Quienes se han dedicado a analizar los procesos de desarrollo de industrias y de las ciudades saben que la localización de los insumos y los mercados de destinos son dos determinantes clave. Y la energía es un insumo crítico para la instalación de la actividad productiva. Pero sabemos también que en muchos casos esa actividad productiva está ligada a contaminación, deterioro de la calidad de vida de los sectores aledaños, generación de externalidades y muy posiblemente del surgimiento o empeoramiento de problemas de congestión, como es el caso en las vías de tránsito y los sistemas de transporte en general. La generación de una gran urbe puede traer aparejada mayores problemas sanitarios, de convivencia, de seguridad y saturación de los sistemas de salud y educación pública, sin dejar de tener en cuenta el deterioro de la representatividad de los ciudadanos que incrementan sus niveles de anonimato. Por ejemplo, una mayor concentración en Santiago podría generar más problemas de contaminación y afectar la salud. Los costos de mitigación en este caso los terminaría pagando toda la sociedad chilena, incluidas las regiones, a través de programas solventados con rentas generales.

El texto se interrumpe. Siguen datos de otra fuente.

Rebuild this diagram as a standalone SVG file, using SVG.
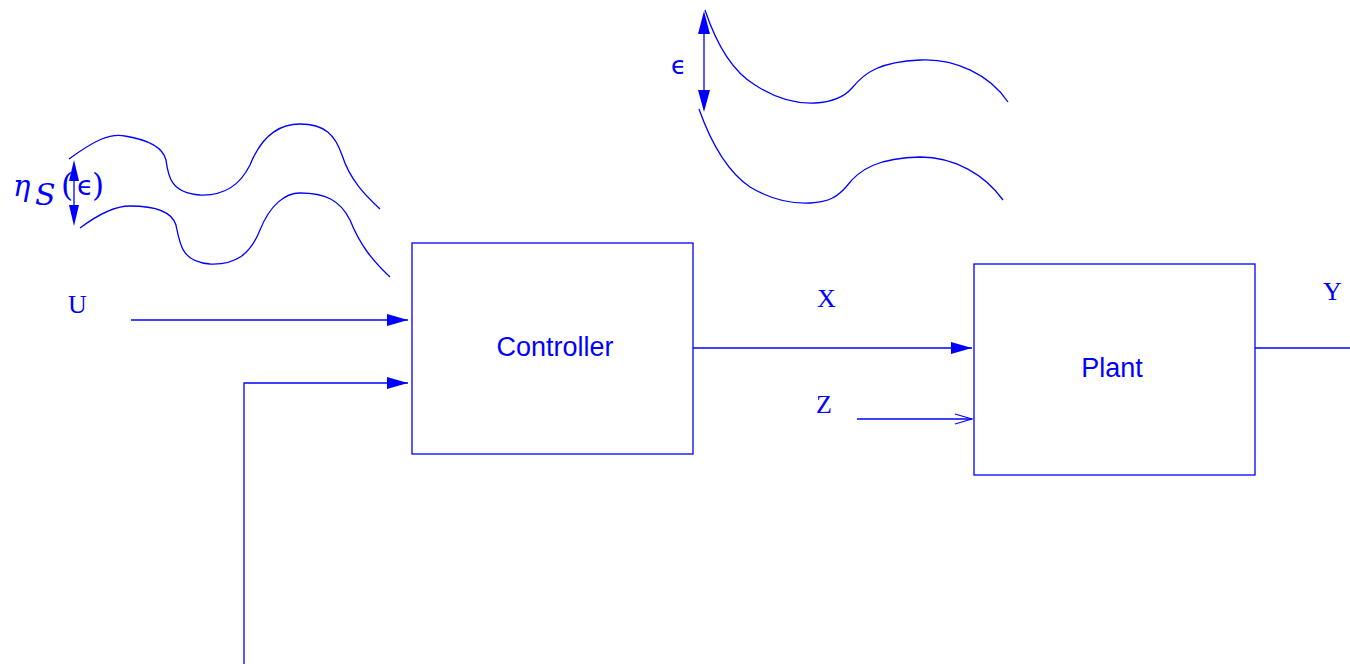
<svg xmlns="http://www.w3.org/2000/svg" width="1350" height="664" viewBox="0 0 1350 664">
<style>
.ln{fill:none;stroke:#0000ff;stroke-width:1.3}
.box{fill:#ffffff;stroke:#0000ff;stroke-width:1.3}
.sans{font-family:"Liberation Sans",Arial,sans-serif;font-size:27px;fill:#0000ff}
.serif{font-family:"Liberation Serif","Times New Roman",serif;font-size:26px;fill:#0000ff}
.math{font-family:"DejaVu Serif","Liberation Serif",serif;fill:#0000ff}
.eps{font-family:"DejaVu Sans","Liberation Sans",sans-serif;fill:#0000ff}
.head{fill:#0000ff;stroke:none}
</style>
<defs>
<marker id="fa" markerWidth="22" markerHeight="12" refX="21" refY="6" orient="auto" markerUnits="userSpaceOnUse">
<path d="M0,0 L21,6 L0,12 z" class="head"/>
</marker>
<marker id="oa" markerWidth="20" markerHeight="12" refX="18" refY="6" orient="auto" markerUnits="userSpaceOnUse">
<path d="M1,1 L18,6 L1,11" fill="none" stroke="#0000ff" stroke-width="1.3"/>
</marker>
</defs>
<rect width="1350" height="664" fill="#ffffff"/>
<g id="controller">
<rect x="412" y="243" width="281" height="211" class="box"/>
<text x="555" y="356" text-anchor="middle" class="sans">Controller</text>
</g>
<g id="plant">
<rect x="974" y="264" width="281" height="211" class="box"/>
<text x="1112" y="377" text-anchor="middle" class="sans">Plant</text>
</g>
<g id="labels">
<text x="68" y="313" class="serif">U</text>
<text x="817" y="307" class="serif">X</text>
<text x="816" y="413" class="serif">Z</text>
<text x="1323" y="300" class="serif">Y</text>
</g>
<g id="connectors">
<line x1="131" y1="320" x2="408" y2="320" class="ln" marker-end="url(#fa)"/>
<polyline points="244,664 244,383 408,383" class="ln" marker-end="url(#fa)"/>
<line x1="693" y1="348" x2="972" y2="348" class="ln" marker-end="url(#fa)"/>
<line x1="857" y1="419" x2="972" y2="419" class="ln" marker-end="url(#oa)"/>
<line x1="1255" y1="348" x2="1350" y2="348" class="ln"/>
</g>
<g id="tolerance-left">
<path class="ln" d="M69,159 C95,140 110,133 125,136 C150,140 163,148 166,160 C168,175 170,193 200,195 C225,196 240,185 250,165 C260,140 275,124 300,124 C325,124 335,135 342,155 C350,180 365,195 380,209"/>
<path class="ln" d="M80,228 C100,213 115,206 130,206 C155,206 172,212 176,225 C180,245 182,262 210,264 C235,265 250,255 260,230 C270,205 285,193 300,193 C325,193 340,200 350,220 C360,245 372,260 390,277"/>
<line x1="74" y1="180" x2="74" y2="205" class="ln"/>
<path class="head" d="M74,160 L79,181 L69,181 z"/>
<path class="head" d="M74,226 L79,205 L69,205 z"/>
<text x="13" y="196" class="math" font-size="29" font-style="italic">η</text>
<text x="35" y="205" class="math" font-size="30" font-style="italic">S</text>
<text x="61" y="196" class="math" font-size="31">(</text>
<text x="77" y="195" class="eps" font-size="27">ϵ</text>
<text x="92" y="196" class="math" font-size="31">)</text>
</g>
<g id="tolerance-top">
<path class="ln" d="M705,10 C715,40 730,70 755,85 C775,98 795,104 815,103 C835,102 845,96 852,88 C865,72 880,62 920,60 C955,58 990,75 1008,102"/>
<path class="ln" d="M699,109 C710,140 725,170 750,187 C770,199 790,204 810,203 C830,202 838,196 846,187 C860,168 880,158 920,157 C955,157 985,175 1003,200"/>
<line x1="704" y1="33" x2="704" y2="92" class="ln"/>
<path class="head" d="M704,11 L710,34 L698,34 z"/>
<path class="head" d="M704,112 L710,90 L698,90 z"/>
<text x="671" y="74" class="eps" font-size="25">ϵ</text>
</g>
</svg>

Ya contamos con parte de la energía requerida para el desarrollo, nos guste o no. Pero tenemos que decidir dónde ponemos este insumo crítico. ¿Deseamos concentrar más la actividad productiva (con sus beneficios en términos de generación de empleo, por ejemplo) y sus externalidades (tanto positivas como negativas) en la Región Metropolitana? ¿Será mejor disponer de ella en alguna otra ciudad o región? ¿Tiene o le corresponde al Estado realizar una opción sobre la forma de desarrollarse?

Pongámoslo en estos términos: si los costos de (re)transmisión de Santiago a Concepción (por tomar un ejemplo) es el mismo que de Concepción a Santiago, ¿para qué construir la red hasta Santiago? Si esos costos no fueran los mismos, se estaría abaratando la energía en el punto en el cual se transforma, lo que involucra un cambio en la oferta relativa de energía y por lo tanto cambios en los costos de producción al comparar localizaciones.

Tenemos un indicio de que quizás la mejor opción para el sector privado es poner la energía en Santiago, pero quizás esa no es la mejor opción para la sociedad. ¿Será o no más rentable socialmente que la energía se transforme en polo de atracción de inversiones productivas en otra ciudad, y que eventualmente la energía sea redireccionada para cubrir las necesidades que Santiago vaya generando?

La tramitación de la aprobación de la red de transmisión debería ser más que un check-list sobre si se cumple o no la normativa medioambiental. En esta etapa el Estado debiera tener un instrumento para orientar el proyecto a donde lo considere más conveniente, y para evitar o reducir externalidades negativas. Si ese instrumento no existe, es imperioso generarlo para no repetir la experiencia de un megaproyecto como el Transantiago, que generó una importante carga para la sociedad, requirió de un mayor esfuerzo fiscal focalizado geográficamente y desvió recursos que podrían haber sido usados para salud o educación. En pocas palabras, desde la óptica de la política pública, el Estado debe tener una posición basada en la evaluación de los costos y beneficios sociales y disponer de los instrumentos legales para poder ejercer su opción.